## Begin

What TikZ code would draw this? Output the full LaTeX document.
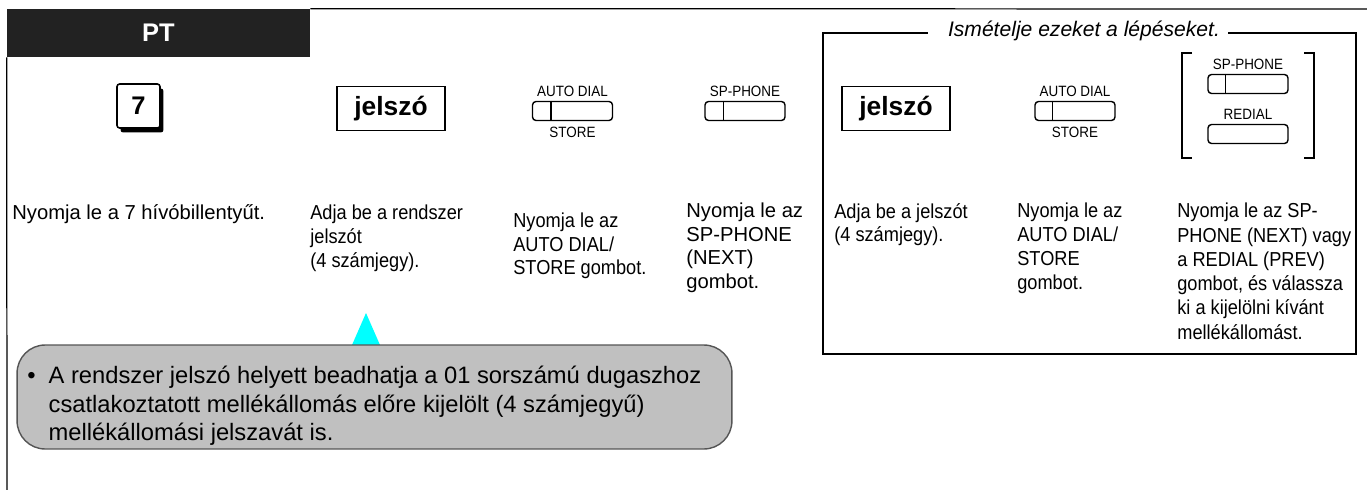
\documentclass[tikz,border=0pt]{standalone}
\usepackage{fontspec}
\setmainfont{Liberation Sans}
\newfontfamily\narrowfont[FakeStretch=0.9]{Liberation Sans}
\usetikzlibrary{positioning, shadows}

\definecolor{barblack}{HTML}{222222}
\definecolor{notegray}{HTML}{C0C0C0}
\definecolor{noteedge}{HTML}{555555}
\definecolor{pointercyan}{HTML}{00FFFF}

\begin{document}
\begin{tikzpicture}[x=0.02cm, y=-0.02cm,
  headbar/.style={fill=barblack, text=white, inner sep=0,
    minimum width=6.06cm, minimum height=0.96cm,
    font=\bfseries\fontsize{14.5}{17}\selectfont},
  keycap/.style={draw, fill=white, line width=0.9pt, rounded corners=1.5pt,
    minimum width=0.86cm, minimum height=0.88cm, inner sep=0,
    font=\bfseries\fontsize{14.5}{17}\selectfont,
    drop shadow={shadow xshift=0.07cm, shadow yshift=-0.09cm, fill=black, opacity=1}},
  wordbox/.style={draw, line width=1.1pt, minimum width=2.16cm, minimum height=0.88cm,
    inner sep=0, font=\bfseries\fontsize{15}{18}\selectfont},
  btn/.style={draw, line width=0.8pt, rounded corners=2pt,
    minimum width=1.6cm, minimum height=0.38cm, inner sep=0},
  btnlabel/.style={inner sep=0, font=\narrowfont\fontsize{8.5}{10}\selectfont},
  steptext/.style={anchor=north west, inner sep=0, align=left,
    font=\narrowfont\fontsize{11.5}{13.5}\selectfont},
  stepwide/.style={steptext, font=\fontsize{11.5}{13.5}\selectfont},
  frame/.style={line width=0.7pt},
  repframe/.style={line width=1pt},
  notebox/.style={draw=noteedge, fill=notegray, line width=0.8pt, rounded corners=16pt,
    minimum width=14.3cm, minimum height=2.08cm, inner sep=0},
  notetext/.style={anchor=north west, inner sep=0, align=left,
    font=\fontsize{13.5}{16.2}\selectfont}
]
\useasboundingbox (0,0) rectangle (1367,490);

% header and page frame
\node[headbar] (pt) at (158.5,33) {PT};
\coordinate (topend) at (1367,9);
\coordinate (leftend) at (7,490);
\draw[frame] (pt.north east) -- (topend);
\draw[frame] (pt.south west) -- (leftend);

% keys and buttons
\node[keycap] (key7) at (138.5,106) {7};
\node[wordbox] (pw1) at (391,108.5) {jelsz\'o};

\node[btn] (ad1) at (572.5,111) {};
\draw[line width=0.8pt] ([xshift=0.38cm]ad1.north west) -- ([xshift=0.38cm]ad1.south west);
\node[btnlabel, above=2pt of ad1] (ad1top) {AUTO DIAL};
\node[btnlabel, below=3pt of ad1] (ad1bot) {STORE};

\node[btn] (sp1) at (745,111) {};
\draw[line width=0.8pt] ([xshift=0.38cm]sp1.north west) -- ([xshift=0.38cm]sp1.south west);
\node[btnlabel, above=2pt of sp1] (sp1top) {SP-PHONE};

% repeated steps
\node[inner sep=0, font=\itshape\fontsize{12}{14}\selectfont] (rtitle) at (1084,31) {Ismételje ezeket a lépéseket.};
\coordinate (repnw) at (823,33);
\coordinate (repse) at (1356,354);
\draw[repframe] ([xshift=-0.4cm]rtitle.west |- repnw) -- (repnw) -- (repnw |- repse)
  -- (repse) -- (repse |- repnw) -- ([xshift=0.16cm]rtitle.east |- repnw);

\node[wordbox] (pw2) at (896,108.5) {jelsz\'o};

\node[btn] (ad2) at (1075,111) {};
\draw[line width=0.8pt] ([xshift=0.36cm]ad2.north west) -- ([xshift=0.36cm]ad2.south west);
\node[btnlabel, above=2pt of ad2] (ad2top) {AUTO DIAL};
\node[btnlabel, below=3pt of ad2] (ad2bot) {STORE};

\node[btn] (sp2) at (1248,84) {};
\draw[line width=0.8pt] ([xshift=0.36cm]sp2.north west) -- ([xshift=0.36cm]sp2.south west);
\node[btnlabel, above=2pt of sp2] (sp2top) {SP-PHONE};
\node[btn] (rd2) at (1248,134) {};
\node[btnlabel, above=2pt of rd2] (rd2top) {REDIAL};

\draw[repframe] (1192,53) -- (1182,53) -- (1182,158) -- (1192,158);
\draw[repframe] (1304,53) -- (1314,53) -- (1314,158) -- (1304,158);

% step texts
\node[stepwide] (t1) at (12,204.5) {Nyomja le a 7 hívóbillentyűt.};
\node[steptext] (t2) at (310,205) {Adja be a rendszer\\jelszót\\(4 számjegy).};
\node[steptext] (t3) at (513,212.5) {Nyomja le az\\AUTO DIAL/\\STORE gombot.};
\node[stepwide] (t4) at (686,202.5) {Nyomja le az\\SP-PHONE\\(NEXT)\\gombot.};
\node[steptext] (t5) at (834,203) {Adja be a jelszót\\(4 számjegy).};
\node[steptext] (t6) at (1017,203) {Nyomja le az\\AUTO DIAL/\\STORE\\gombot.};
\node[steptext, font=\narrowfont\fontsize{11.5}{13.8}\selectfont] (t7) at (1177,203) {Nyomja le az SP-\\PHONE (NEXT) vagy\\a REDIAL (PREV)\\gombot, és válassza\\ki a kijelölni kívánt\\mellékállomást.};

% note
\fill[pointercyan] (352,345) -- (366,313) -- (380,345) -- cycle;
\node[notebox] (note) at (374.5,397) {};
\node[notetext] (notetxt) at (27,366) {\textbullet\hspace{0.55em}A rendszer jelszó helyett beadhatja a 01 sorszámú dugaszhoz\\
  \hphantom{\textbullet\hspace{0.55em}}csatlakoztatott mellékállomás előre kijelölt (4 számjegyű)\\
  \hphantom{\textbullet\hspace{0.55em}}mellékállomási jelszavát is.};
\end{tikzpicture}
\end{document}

## End

*Given request*
Transcribe exactly, with no pictures, the lines running from the first line of the material through the line holding "(0,0) rectangle (1367,490);".

*Completed task*
What TikZ code would draw this? Output the full LaTeX document.
\documentclass[tikz,border=0pt]{standalone}
\usepackage{fontspec}
\setmainfont{Liberation Sans}
\newfontfamily\narrowfont[FakeStretch=0.9]{Liberation Sans}
\usetikzlibrary{positioning, shadows}

\definecolor{barblack}{HTML}{222222}
\definecolor{notegray}{HTML}{C0C0C0}
\definecolor{noteedge}{HTML}{555555}
\definecolor{pointercyan}{HTML}{00FFFF}

\begin{document}
\begin{tikzpicture}[x=0.02cm, y=-0.02cm,
  headbar/.style={fill=barblack, text=white, inner sep=0,
    minimum width=6.06cm, minimum height=0.96cm,
    font=\bfseries\fontsize{14.5}{17}\selectfont},
  keycap/.style={draw, fill=white, line width=0.9pt, rounded corners=1.5pt,
    minimum width=0.86cm, minimum height=0.88cm, inner sep=0,
    font=\bfseries\fontsize{14.5}{17}\selectfont,
    drop shadow={shadow xshift=0.07cm, shadow yshift=-0.09cm, fill=black, opacity=1}},
  wordbox/.style={draw, line width=1.1pt, minimum width=2.16cm, minimum height=0.88cm,
    inner sep=0, font=\bfseries\fontsize{15}{18}\selectfont},
  btn/.style={draw, line width=0.8pt, rounded corners=2pt,
    minimum width=1.6cm, minimum height=0.38cm, inner sep=0},
  btnlabel/.style={inner sep=0, font=\narrowfont\fontsize{8.5}{10}\selectfont},
  steptext/.style={anchor=north west, inner sep=0, align=left,
    font=\narrowfont\fontsize{11.5}{13.5}\selectfont},
  stepwide/.style={steptext, font=\fontsize{11.5}{13.5}\selectfont},
  frame/.style={line width=0.7pt},
  repframe/.style={line width=1pt},
  notebox/.style={draw=noteedge, fill=notegray, line width=0.8pt, rounded corners=16pt,
    minimum width=14.3cm, minimum height=2.08cm, inner sep=0},
  notetext/.style={anchor=north west, inner sep=0, align=left,
    font=\fontsize{13.5}{16.2}\selectfont}
]
\useasboundingbox (0,0) rectangle (1367,490);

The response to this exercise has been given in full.